La logique voudrait qu’il existe un parti par tendance et que, selon les sujets, il se forme des coalitions tactiques.

Peut-on, par conséquent, briser la dichotomie droite-gauche ?

La logique voudrait que l’on puisse ainsi avoir une large coalition centriste autour des thèmes de la justice sociale, de la répartition des richesses... Sauf qu’il ne s’agit pas de prendre "les meilleurs" de la droite et de la gauche (qui sont "les meilleurs" ? Sur quel critère  ?) mais bien de construire une coalition autour d’un programme.
Or, pour appliquer ce programme, il faut avoir une capacité à gouverner avec cette coalition. Et, aujourd’hui, c’est impossible.
François Bayrou le sait bien d’ailleurs puisque, depuis des années, il a une coalition avec le reste de la droite et n’a pris son indépendance que très récemment, sans être suivi par l’ensemble de son propre parti.

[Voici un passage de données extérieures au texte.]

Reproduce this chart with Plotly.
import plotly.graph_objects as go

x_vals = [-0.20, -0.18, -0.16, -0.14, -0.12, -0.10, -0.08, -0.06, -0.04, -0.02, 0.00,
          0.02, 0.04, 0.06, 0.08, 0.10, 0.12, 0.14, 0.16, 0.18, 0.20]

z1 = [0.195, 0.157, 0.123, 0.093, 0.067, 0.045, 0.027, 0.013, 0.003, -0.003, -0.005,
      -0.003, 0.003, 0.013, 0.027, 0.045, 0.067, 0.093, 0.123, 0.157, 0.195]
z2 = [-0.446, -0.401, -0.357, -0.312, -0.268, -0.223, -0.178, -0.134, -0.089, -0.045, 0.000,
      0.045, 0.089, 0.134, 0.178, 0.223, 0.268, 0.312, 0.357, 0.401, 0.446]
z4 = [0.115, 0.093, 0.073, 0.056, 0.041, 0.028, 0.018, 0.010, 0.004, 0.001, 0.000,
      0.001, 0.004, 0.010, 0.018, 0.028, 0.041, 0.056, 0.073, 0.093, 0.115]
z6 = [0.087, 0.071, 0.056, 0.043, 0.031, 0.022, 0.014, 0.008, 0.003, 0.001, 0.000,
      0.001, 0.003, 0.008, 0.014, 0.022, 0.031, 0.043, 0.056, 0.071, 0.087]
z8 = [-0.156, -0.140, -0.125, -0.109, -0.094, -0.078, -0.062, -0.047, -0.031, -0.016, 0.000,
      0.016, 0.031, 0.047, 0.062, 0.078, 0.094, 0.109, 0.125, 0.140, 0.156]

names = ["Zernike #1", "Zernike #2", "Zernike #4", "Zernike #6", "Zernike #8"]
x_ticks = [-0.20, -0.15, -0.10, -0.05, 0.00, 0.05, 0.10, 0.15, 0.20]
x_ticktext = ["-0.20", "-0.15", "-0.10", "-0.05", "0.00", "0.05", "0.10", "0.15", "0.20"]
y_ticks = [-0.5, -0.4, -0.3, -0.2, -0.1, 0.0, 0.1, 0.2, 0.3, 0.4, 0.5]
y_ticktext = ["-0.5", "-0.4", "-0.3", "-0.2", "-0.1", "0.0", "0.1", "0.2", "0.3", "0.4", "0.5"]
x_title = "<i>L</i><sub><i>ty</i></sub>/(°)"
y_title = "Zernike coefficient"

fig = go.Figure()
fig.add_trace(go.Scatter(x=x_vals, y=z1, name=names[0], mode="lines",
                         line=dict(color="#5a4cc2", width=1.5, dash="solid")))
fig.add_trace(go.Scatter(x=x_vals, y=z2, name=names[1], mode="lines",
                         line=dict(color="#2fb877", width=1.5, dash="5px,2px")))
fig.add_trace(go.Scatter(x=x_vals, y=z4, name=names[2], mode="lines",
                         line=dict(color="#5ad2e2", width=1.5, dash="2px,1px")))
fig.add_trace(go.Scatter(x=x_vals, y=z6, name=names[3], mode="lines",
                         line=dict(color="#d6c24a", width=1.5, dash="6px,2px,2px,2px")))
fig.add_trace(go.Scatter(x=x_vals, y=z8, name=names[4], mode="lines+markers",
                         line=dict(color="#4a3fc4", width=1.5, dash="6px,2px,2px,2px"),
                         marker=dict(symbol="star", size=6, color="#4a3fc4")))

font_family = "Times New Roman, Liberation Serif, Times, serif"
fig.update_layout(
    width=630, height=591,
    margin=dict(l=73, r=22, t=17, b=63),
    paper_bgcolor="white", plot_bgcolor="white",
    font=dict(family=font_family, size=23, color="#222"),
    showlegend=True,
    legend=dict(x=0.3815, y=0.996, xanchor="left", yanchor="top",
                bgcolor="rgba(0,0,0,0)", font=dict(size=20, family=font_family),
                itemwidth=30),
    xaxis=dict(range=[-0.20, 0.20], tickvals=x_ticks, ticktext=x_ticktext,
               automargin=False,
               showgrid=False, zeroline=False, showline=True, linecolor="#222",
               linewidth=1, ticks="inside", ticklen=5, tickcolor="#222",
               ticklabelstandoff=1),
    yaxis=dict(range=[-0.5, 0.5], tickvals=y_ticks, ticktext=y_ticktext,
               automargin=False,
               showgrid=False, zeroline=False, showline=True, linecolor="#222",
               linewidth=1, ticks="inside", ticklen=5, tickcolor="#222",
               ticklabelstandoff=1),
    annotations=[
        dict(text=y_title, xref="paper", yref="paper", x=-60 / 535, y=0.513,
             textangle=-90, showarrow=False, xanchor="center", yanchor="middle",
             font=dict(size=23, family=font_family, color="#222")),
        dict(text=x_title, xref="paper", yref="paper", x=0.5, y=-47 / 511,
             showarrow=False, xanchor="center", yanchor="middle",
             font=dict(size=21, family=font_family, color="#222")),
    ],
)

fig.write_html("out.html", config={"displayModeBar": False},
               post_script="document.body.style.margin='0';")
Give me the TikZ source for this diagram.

Les "socialistes centristes" le savent bien aussi, prisonniers qu’ils sont de la "gauche prolétarienne" qui m’horripile mais que je suis obligé de supporter pour défendre mes idées. L’échec de la gauche autogestionnaire, dont je me réclame, a été dramatique mais est liée à cette incapacité à créer une coalition propre sur un programme de gouvernement.
François Bayrou a un courage que je qualifie de témérité. Il faut d’abord créer un parti fort et uni, avec une coalition claire et identifiée, puis se présenter aux Français. Pas l’inverse, qui est une demande de chèque en blanc. Or, si on lui signe un chèque en blanc, il y a une forte chance pour qu’il l’encaisse avec ses partenaires habituels, les libéraux. Et, cela, je ne le veux pas.
Maintenant, imaginons un second tour qui me désolerait, genre François Bayrou/Nicolas Sarkozy. Un tel affrontement briserait la coalition de droite. Alors, peut-être, en effet, faudrait-il reconsidérer la chose.
Il ne faut pas prononcer de phrases trop définitives sur une rupture inévitable entre le "centre" et la "gauche" mais il ne faut pas plus être naïf.